— begin —

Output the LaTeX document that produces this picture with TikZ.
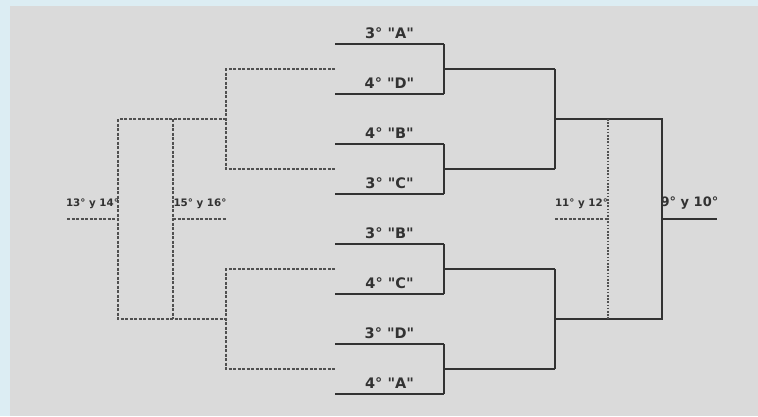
\documentclass[tikz,border=0pt]{standalone}
\usepackage{fontspec}
\newfontfamily\lblfont{DejaVu Sans}
\usetikzlibrary{calc}

\definecolor{outerblue}{RGB}{220,237,243}
\definecolor{panelgray}{RGB}{218,218,218}
\definecolor{linegray}{RGB}{50,50,50}
\definecolor{dashgray}{RGB}{80,80,80}

\tikzset{
    win/.style   = {draw=linegray, line width=2.2pt},
    lose/.style  = {draw=dashgray, line width=1.5pt, dash pattern=on 3pt off 1.5pt},
    place/.style = {draw=dashgray, line width=1.2pt, dash pattern=on 1.6pt off 1.6pt},
    team/.style  = {font=\lblfont\bfseries\fontsize{14.5}{14.5}\selectfont, text=linegray, anchor=base, inner sep=0pt, yshift=6pt},
    final/.style = {team, font=\lblfont\bfseries\fontsize{13}{13}\selectfont, yshift=6.5pt},
    minor/.style = {team, font=\lblfont\bfseries\fontsize{10.3}{10.3}\selectfont, yshift=7pt}
}

\begin{document}
\begin{tikzpicture}[x = 1pt, y = -1pt]
    \fill[outerblue] (0,0) rectangle (758,416);
    \fill[panelgray] (10,6) rectangle (758,416);
    \useasboundingbox (0,0) rectangle (758,416);

    % first round
    \foreach \n/\y/\team in {1/44/3° "A", 2/94/4° "D", 3/144/4° "B", 4/194/3° "C",
                             5/244/3° "B", 6/294/4° "C", 7/344/3° "D", 8/394/4° "A"} {
        \coordinate (sw\n) at (335,\y);
        \coordinate (se\n) at (444,\y);
        \draw[win] (sw\n) -- (se\n) node[midway, team]{\team};
    }

    % quarter and semi points
    \foreach \k/\y in {1/69, 2/169, 3/269, 4/369} {
        \coordinate (me\k) at (444,\y);
        \coordinate (mw\k) at (335,\y);
        \coordinate (q\k) at (555,\y);
        \coordinate (l\k) at (226,\y);
    }
    \coordinate (h1) at (555,119);
    \coordinate (h2) at (555,319);
    \coordinate (f1) at (662,119);
    \coordinate (f2) at (662,319);
    \coordinate (fm) at (662,219);
    \coordinate (fo) at (717,219);
    \coordinate (p1) at (608,119);
    \coordinate (p2) at (608,319);
    \coordinate (pm) at (608,219);
    \coordinate (po) at (555,219);

    % winners
    \draw[win]
        (se1) -- (se2) (se3) -- (se4) (se5) -- (se6) (se7) -- (se8)
        (me1) -- (q1) (me2) -- (q2) (me3) -- (q3) (me4) -- (q4)
        (q1) -- (q2) (q3) -- (q4)
        (h1) -- (f1) -- (f2) -- (h2)
        (fm) -- (fo) node[midway, final]{9° y 10°};
    \draw[place] (p1) -- (p2);
    \draw[lose] (po) -- (pm) node[midway, minor]{11° y 12°};

    % losers
    \coordinate (g1) at (226,119);
    \coordinate (g2) at (226,319);
    \coordinate (k1) at (118,119);
    \coordinate (k2) at (118,319);
    \coordinate (km) at (118,219);
    \coordinate (ko) at (67,219);
    \coordinate (t1) at (173,119);
    \coordinate (t2) at (173,319);
    \coordinate (tm) at (173,219);
    \coordinate (to) at (227,219);
    \draw[lose]
        (mw1) -- (l1) -- (l2) -- (mw2)
        (mw3) -- (l3) -- (l4) -- (mw4)
        (g1) -- (k1) -- (k2) -- (g2)
        (t1) -- (t2);
    \draw[lose] (tm) -- (to) node[midway, minor]{15° y 16°};
    \draw[lose] (ko) -- (km) node[midway, minor]{13° y 14°};
\end{tikzpicture}
\end{document}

— end —

Problem requirements:
Pictures excluded, quote all the data above exactly.

Exercise output:
Output the LaTeX document that produces this picture with TikZ.
\documentclass[tikz,border=0pt]{standalone}
\usepackage{fontspec}
\newfontfamily\lblfont{DejaVu Sans}
\usetikzlibrary{calc}

\definecolor{outerblue}{RGB}{220,237,243}
\definecolor{panelgray}{RGB}{218,218,218}
\definecolor{linegray}{RGB}{50,50,50}
\definecolor{dashgray}{RGB}{80,80,80}

\tikzset{
    win/.style   = {draw=linegray, line width=2.2pt},
    lose/.style  = {draw=dashgray, line width=1.5pt, dash pattern=on 3pt off 1.5pt},
    place/.style = {draw=dashgray, line width=1.2pt, dash pattern=on 1.6pt off 1.6pt},
    team/.style  = {font=\lblfont\bfseries\fontsize{14.5}{14.5}\selectfont, text=linegray, anchor=base, inner sep=0pt, yshift=6pt},
    final/.style = {team, font=\lblfont\bfseries\fontsize{13}{13}\selectfont, yshift=6.5pt},
    minor/.style = {team, font=\lblfont\bfseries\fontsize{10.3}{10.3}\selectfont, yshift=7pt}
}

\begin{document}
\begin{tikzpicture}[x = 1pt, y = -1pt]
    \fill[outerblue] (0,0) rectangle (758,416);
    \fill[panelgray] (10,6) rectangle (758,416);
    \useasboundingbox (0,0) rectangle (758,416);

    % first round
    \foreach \n/\y/\team in {1/44/3° "A", 2/94/4° "D", 3/144/4° "B", 4/194/3° "C",
                             5/244/3° "B", 6/294/4° "C", 7/344/3° "D", 8/394/4° "A"} {
        \coordinate (sw\n) at (335,\y);
        \coordinate (se\n) at (444,\y);
        \draw[win] (sw\n) -- (se\n) node[midway, team]{\team};
    }

    % quarter and semi points
    \foreach \k/\y in {1/69, 2/169, 3/269, 4/369} {
        \coordinate (me\k) at (444,\y);
        \coordinate (mw\k) at (335,\y);
        \coordinate (q\k) at (555,\y);
        \coordinate (l\k) at (226,\y);
    }
    \coordinate (h1) at (555,119);
    \coordinate (h2) at (555,319);
    \coordinate (f1) at (662,119);
    \coordinate (f2) at (662,319);
    \coordinate (fm) at (662,219);
    \coordinate (fo) at (717,219);
    \coordinate (p1) at (608,119);
    \coordinate (p2) at (608,319);
    \coordinate (pm) at (608,219);
    \coordinate (po) at (555,219);

    % winners
    \draw[win]
        (se1) -- (se2) (se3) -- (se4) (se5) -- (se6) (se7) -- (se8)
        (me1) -- (q1) (me2) -- (q2) (me3) -- (q3) (me4) -- (q4)
        (q1) -- (q2) (q3) -- (q4)
        (h1) -- (f1) -- (f2) -- (h2)
        (fm) -- (fo) node[midway, final]{9° y 10°};
    \draw[place] (p1) -- (p2);
    \draw[lose] (po) -- (pm) node[midway, minor]{11° y 12°};

    % losers
    \coordinate (g1) at (226,119);
    \coordinate (g2) at (226,319);
    \coordinate (k1) at (118,119);
    \coordinate (k2) at (118,319);
    \coordinate (km) at (118,219);
    \coordinate (ko) at (67,219);
    \coordinate (t1) at (173,119);
    \coordinate (t2) at (173,319);
    \coordinate (tm) at (173,219);
    \coordinate (to) at (227,219);
    \draw[lose]
        (mw1) -- (l1) -- (l2) -- (mw2)
        (mw3) -- (l3) -- (l4) -- (mw4)
        (g1) -- (k1) -- (k2) -- (g2)
        (t1) -- (t2);
    \draw[lose] (tm) -- (to) node[midway, minor]{15° y 16°};
    \draw[lose] (ko) -- (km) node[midway, minor]{13° y 14°};
\end{tikzpicture}
\end{document}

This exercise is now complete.